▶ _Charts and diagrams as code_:

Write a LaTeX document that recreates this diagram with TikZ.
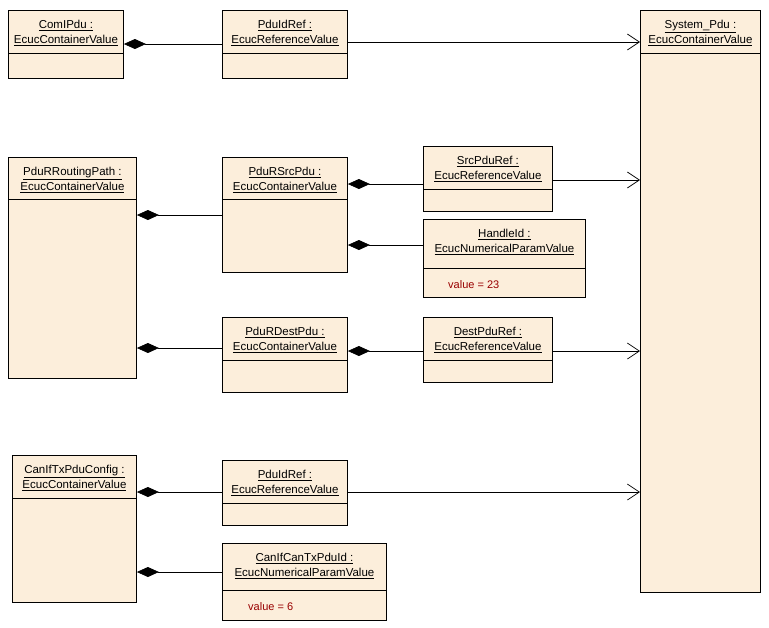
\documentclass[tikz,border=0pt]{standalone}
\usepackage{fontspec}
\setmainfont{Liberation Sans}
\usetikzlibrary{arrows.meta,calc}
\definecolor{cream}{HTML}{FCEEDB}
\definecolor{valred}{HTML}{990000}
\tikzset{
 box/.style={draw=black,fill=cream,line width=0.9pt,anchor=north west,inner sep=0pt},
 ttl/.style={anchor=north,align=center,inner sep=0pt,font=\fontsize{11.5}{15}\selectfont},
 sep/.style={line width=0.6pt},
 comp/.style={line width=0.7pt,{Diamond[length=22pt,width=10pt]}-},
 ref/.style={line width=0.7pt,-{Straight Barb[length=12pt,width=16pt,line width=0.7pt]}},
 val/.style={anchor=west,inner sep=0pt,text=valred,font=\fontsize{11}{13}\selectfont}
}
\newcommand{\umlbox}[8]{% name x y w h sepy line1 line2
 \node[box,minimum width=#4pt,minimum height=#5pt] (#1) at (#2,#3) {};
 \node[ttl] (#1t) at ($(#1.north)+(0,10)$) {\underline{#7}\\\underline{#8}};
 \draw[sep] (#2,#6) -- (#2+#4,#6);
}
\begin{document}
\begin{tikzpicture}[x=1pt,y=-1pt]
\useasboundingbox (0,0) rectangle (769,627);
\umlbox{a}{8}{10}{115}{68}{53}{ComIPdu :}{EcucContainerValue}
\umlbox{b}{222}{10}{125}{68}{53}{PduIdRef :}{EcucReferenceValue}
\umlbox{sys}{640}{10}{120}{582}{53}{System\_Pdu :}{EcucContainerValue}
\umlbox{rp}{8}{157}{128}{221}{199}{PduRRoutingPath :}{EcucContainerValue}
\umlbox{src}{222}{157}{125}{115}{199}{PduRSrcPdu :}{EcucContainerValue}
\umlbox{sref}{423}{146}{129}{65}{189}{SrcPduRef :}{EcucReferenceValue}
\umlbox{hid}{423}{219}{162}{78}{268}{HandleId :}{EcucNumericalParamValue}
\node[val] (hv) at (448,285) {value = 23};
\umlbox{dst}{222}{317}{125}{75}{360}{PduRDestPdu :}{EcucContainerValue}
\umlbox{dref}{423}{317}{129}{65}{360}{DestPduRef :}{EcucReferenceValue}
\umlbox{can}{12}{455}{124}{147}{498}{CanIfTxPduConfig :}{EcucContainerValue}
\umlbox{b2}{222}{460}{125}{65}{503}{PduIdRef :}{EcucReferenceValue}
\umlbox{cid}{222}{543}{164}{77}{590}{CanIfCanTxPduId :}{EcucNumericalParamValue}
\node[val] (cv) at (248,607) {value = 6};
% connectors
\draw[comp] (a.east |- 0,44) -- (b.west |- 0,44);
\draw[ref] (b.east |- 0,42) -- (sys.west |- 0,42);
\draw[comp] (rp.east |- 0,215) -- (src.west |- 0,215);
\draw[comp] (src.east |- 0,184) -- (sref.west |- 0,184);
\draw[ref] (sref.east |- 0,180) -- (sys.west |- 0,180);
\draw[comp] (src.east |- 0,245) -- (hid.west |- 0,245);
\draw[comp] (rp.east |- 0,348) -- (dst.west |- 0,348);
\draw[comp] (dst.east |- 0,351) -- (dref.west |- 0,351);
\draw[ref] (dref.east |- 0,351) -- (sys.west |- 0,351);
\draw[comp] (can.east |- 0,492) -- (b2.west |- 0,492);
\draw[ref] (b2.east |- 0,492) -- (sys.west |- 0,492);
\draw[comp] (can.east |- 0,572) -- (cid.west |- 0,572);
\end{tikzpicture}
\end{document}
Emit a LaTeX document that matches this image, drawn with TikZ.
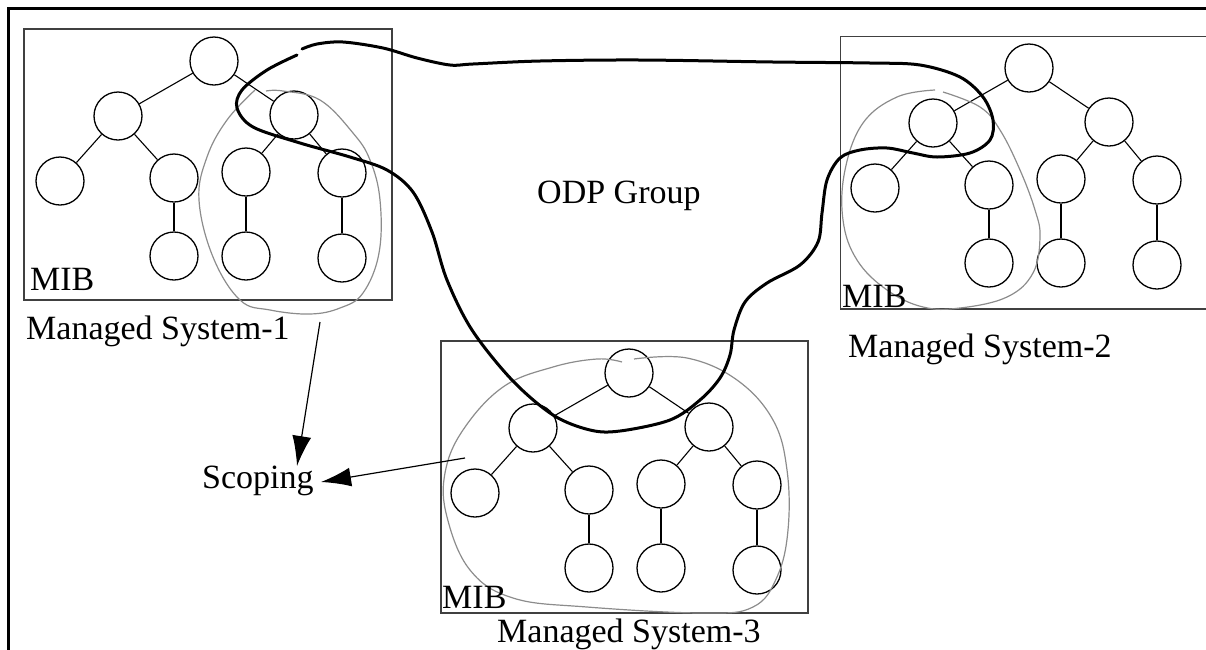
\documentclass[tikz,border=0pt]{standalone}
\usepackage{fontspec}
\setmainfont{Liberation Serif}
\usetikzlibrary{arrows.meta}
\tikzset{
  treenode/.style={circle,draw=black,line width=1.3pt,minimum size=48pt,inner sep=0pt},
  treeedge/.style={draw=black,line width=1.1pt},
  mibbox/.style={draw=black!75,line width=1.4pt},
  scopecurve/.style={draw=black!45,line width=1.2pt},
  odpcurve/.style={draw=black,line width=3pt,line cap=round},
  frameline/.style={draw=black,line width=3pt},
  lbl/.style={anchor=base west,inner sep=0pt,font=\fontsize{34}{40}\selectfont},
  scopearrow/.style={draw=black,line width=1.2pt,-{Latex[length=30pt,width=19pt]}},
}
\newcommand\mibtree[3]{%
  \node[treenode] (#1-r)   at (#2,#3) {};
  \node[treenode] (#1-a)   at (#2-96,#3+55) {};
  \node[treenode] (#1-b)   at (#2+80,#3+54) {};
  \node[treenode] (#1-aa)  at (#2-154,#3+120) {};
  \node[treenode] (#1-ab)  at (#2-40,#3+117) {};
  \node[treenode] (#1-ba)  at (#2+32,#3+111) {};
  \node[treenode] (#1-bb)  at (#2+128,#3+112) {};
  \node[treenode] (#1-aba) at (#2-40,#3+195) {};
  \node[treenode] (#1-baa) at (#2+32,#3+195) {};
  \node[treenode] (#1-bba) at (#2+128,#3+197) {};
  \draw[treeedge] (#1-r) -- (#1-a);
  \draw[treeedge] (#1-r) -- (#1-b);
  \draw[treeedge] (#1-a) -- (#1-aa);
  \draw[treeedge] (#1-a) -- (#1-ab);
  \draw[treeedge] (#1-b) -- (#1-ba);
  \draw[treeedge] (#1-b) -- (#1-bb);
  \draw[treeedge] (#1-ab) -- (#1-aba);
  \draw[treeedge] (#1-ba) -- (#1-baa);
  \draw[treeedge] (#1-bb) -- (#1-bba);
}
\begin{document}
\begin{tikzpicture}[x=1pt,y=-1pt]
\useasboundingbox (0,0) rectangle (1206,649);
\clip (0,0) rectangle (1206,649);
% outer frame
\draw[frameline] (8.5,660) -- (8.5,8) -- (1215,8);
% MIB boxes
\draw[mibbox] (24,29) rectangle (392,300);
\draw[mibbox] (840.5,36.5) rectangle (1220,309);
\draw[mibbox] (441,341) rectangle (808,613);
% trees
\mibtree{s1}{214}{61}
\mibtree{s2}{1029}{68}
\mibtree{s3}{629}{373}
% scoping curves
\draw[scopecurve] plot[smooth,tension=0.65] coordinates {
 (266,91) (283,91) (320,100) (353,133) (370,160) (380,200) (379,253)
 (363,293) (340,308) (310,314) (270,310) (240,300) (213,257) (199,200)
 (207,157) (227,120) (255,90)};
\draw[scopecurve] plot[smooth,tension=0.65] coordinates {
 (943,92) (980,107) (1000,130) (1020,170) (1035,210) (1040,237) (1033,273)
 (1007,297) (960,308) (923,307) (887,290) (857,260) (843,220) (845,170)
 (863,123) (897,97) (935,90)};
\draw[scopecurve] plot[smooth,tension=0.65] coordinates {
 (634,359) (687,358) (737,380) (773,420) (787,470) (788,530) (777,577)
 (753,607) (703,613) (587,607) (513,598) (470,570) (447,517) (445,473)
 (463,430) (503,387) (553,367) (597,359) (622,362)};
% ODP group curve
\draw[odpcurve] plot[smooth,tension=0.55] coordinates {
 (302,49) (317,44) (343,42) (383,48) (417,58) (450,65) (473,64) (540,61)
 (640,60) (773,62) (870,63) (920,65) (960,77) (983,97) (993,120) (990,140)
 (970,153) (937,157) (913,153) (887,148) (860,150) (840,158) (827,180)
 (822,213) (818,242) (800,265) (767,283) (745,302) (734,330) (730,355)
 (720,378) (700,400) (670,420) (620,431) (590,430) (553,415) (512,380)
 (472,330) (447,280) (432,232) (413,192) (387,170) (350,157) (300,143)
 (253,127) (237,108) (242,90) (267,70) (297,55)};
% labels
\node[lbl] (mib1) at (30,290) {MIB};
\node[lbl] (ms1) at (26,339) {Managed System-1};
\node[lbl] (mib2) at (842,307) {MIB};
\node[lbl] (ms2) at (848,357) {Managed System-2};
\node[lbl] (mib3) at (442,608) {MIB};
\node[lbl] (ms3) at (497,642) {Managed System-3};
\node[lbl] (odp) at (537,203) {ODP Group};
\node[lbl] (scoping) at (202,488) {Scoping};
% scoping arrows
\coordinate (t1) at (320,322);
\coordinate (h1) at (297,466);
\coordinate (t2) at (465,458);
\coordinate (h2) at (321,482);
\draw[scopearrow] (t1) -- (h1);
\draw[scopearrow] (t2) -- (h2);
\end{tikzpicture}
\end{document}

▶ _GOAL_:
Report only the number of lines that hold the word "with".

▶ _REPLY TO THE TASK_:
2